In Martin, A. N., “Crack Tip Plasticity: A Different Approach to Modelling Fracture Propagation in Soft Formations,” SPE 63171 (2000), a crack tip plasticity (CTP) method was developed, which assumed a fracture tip of finite radius, with a zone of plastically deformed material around it. The plastic zone forms when stresses on the rock increase beyond the yield point of the rock, at which point the rock starts to flow plastically. The plastic zone acts to absorb extra energy from the fracturing fluid, making it harder to propagate fractures through formations with significant plastic deformation. This in turn means that, for a given ductile material, fractures will be smaller and less conductive than those predicted by LEFM.
In van Dam, D. B., “Impact of Rock Plasticity on Hydraulic Fracture Propagation and Closure,” SPE 63172 (2000), scaled laboratory experiments of hydraulic fracture propagation and closure in soft artificial rock and outcrop rock samples were performed. Numerical simulations of the fracture behavior in plastic rocks were also performed, using independently measured rock properties. The simulations aided in interpreting the measurements and extrapolating the results to field scale. Plasticity induces a larger width in a fracture for a given net pressure, compared with elastic rock. However, the pressure to propagate fractures was only marginally increased and, in the case of laboratory tests, was actually lower than expected from elastic behavior. The most dramatic effect of plasticity is that closure is much lower than the confining stress due to strong stress redistribution along the fracture.
In Dean, R. H. and Schmidt, J. H., “Hydraulic Fracture Predictions with a Fully Coupled Geomechanical Reservoir Simulator,” SPE 116470 (2008), a geomechanical reservoir simulator was developed that combined hydraulic fracture growth, multiphase/multicomponent Darcy/nonDarcy porous flow, heat convection and conduction, solids deposition, and poroelastic/poroplastic deformation in a single application. The program contained two separate criteria that could be used to model fracture propagation: a critical fracture-opening criterion based on a stress intensity factor and a cohesive zone model that used quadrilateral cohesive elements in the fracture. The cohesive zone model includes a cohesive strength and an energy release rate in the calculations at the tip of a propagating hydraulic fracture.

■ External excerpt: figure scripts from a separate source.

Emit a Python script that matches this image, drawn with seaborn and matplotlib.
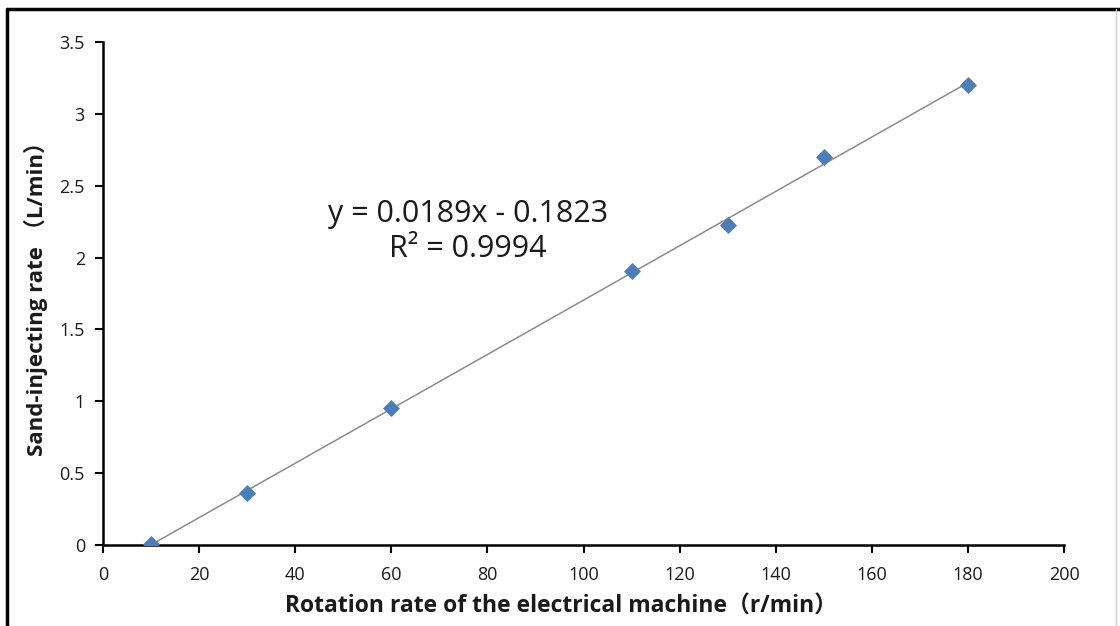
import numpy as np
import matplotlib
matplotlib.use('Agg')
import matplotlib.pyplot as plt
import seaborn as sns
from matplotlib.lines import Line2D

# Data
rotation_rate = [10, 30, 60, 110, 130, 150, 180]
sand_rate = [0.01, 0.365, 0.953, 1.905, 2.225, 2.70, 3.20]
x_ticks = [0, 20, 40, 60, 80, 100, 120, 140, 160, 180, 200]
y_ticks = [0, 0.5, 1, 1.5, 2, 2.5, 3, 3.5]
y_ticklabels = ['0', '0.5', '1', '1.5', '2', '2.5', '3', '3.5']

sns.set_theme(style='white')
plt.rcParams['font.family'] = ['Open Sans', 'Noto Sans CJK SC', 'DejaVu Sans']

fig = plt.figure(figsize=(11.2, 6.26), dpi=100)
ax = fig.add_axes([0.092, 0.1294, 0.858, 0.8036])

sns.regplot(x=rotation_rate, y=sand_rate, ax=ax, ci=None, truncate=True,
            marker='D',
            scatter_kws={'s': 75, 'color': '#4a7ebb', 'alpha': 1, 'zorder': 3,
                         'linewidths': 0},
            line_kws={'color': '#8c8c8c', 'lw': 1.1, 'zorder': 2})

ax.set_xlim(0, 200)
ax.set_ylim(0, 3.5)
ax.set_xticks(x_ticks)
ax.set_xticklabels([str(t) for t in x_ticks])
ax.set_yticks(y_ticks)
ax.set_yticklabels(y_ticklabels)
ax.tick_params(axis='both', direction='out', length=6, width=1.5, color='black',
               labelsize=13, labelcolor='#1a1a1a', bottom=True, left=True)
ax.tick_params(axis='x', pad=9)
ax.tick_params(axis='y', pad=7)

for side in ['top', 'right']:
    ax.spines[side].set_visible(False)
for side in ['left', 'bottom']:
    ax.spines[side].set_color('black')
    ax.spines[side].set_linewidth(1.8)

ax.set_xlabel('Rotation rate of the electrical machine（r/min）', fontsize=16.5,
              fontweight='bold', color='#1a1a1a')
ax.set_ylabel('Sand-injecting rate （L/min）', fontsize=16,
              fontweight='bold', color='#1a1a1a', labelpad=8)
ax.xaxis.set_label_coords(0.477, -0.098)

slope, intercept = np.polyfit(rotation_rate, sand_rate, 1)
ax.text(76, 2.18, 'y = 0.0189x - 0.1823\nR² = 0.9994', ha='center', va='center',
        fontsize=22, color='#1a1a1a', linespacing=1.2)

# outer frame
fig.add_artist(Line2D([0.00625, 1.0], [0.9856, 0.9856], transform=fig.transFigure,
                      color='black', lw=2.5))
fig.add_artist(Line2D([0.00625, 0.00625], [0.0, 0.9856], transform=fig.transFigure,
                      color='black', lw=2.5))
fig.add_artist(Line2D([0.996, 0.996], [0.0, 0.9856], transform=fig.transFigure,
                      color='#d0d0d0', lw=1))

fig.savefig('out.png', dpi=100)
plt.close(fig)
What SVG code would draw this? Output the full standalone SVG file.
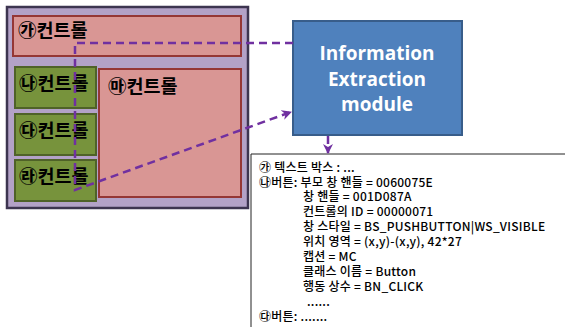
<svg xmlns="http://www.w3.org/2000/svg" width="565" height="327" viewBox="0 0 565 327">
<defs>
<marker id="ah" viewBox="0 0 10 10" refX="9" refY="5" markerWidth="4" markerHeight="4" orient="auto" markerUnits="strokeWidth">
<path d="M0,0 L10,5 L0,10 L3,5 Z" fill="#7030a0"/>
</marker>
</defs>
<style>
.win{fill:#b3a2c7;stroke:#3d3550;stroke-width:2.5}
.red{fill:#d99694;stroke:#953735;stroke-width:2}
.grn{fill:#77933c;stroke:#4f6228;stroke-width:2}
.lbl{font-family:"Noto Sans CJK KR","Noto Sans",sans-serif;font-weight:bold;font-size:18.5px;fill:#000}
.mod{fill:#4f81bd;stroke:#385d8a;stroke-width:2}
.modt{font-family:"Open Sans","Noto Sans",sans-serif;font-weight:bold;font-size:19px;fill:#fff;text-anchor:middle}
.info{font-family:"Noto Sans CJK KR","Noto Sans",sans-serif;font-size:12px;letter-spacing:0.25px;fill:#000;font-weight:500}
.dash{fill:none;stroke:#7030a0;stroke-width:2.5;stroke-dasharray:8,5}
</style>
<g id="window">
<rect class="win" x="7" y="7" width="241" height="201"/>
</g>
<g id="ctrl-ga">
<rect class="red" x="13" y="16" width="228" height="40"/>
<text class="lbl" x="18" y="37">㉮컨트롤</text>
</g>
<g id="ctrl-na">
<rect class="grn" x="15" y="67" width="81" height="41"/>
<text class="lbl" x="19" y="90">㉯컨트롤</text>
</g>
<g id="ctrl-da">
<rect class="grn" x="15" y="114" width="81" height="41"/>
<text class="lbl" x="19" y="137">㉰컨트롤</text>
</g>
<g id="ctrl-ra">
<rect class="grn" x="15" y="160" width="81" height="41"/>
<text class="lbl" x="19" y="183">㉱컨트롤</text>
</g>
<g id="ctrl-ma">
<rect class="red" x="99" y="69" width="142" height="128"/>
<text class="lbl" x="108" y="93">㉲컨트롤</text>
</g>
<g id="module">
<rect class="mod" x="293" y="21" width="169" height="114"/>
<text class="modt" x="377" y="60">Information</text>
<text class="modt" x="377" y="86">Extraction</text>
<text class="modt" x="377" y="111">module</text>
</g>
<g id="infobox">
<path d="M251,327 V154 H565" fill="#fff" stroke="#222" stroke-width="1"/>
<text class="info" x="259" y="172">㉮ 텍스트 박스 : ...</text>
<text class="info" x="259" y="187">㉯버튼: 부모 창 핸들 = 0060075E</text>
<text class="info" x="303" y="201">창 핸들 = 001D087A</text>
<text class="info" x="303" y="216">컨트롤의 ID = 00000071</text>
<text class="info" x="303" y="231">창 스타일 = BS_PUSHBUTTON|WS_VISIBLE</text>
<text class="info" x="303" y="246">위치 영역 = (x,y)-(x,y), 42*27</text>
<text class="info" x="303" y="261">캡션 = MC</text>
<text class="info" x="303" y="276">클래스 이름 = Button</text>
<text class="info" x="303" y="291">행동 상수 = BN_CLICK</text>
<text class="info" x="307" y="306">......</text>
<text class="info" x="259" y="321">㉰버튼: .......</text>
</g>
<g id="connectors">
<path class="dash" d="M293,43 H75 V190 L291,112" marker-end="url(#ah)"/>
<path class="dash" d="M328,136 V153" stroke-dasharray="6,4" marker-end="url(#ah)"/>
</g>
</svg>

U.S. Patent Application Publication No. 2008/0091396 by Kennon, et al., provides a method and system for modeling and predicting hydraulic fracture performance in hydrocarbon reservoirs. An unstructured automatic mesh is generated and computational algorithms are executed using a finite element numerical approach. The method is to model a hydrocarbon reservoir, wells, and completions as a single system, accounting for static information and transient behavior of wells, hydraulic fractures, and reservoirs in a single model. Models used for the fracture behavior are not disclosed.
Most of the current hydraulic fracture modeling in the oil industry continues to rely on empirical models, or on numerical methods based on linear elastic fracture mechanics (LEFM). Generally, these methods are valid for brittle materials and give reasonable predictions for hydraulic fractures in hard rocks. However, for ductile rock, such as shale, clay, weakly consolidated sandstones (low cohesion granular materials), or other relatively less brittle, softer, and/or more deformable rocks, the LEFM-based methods typically give overly conservative and often limited-use or unuseful predictions of fracture geometry.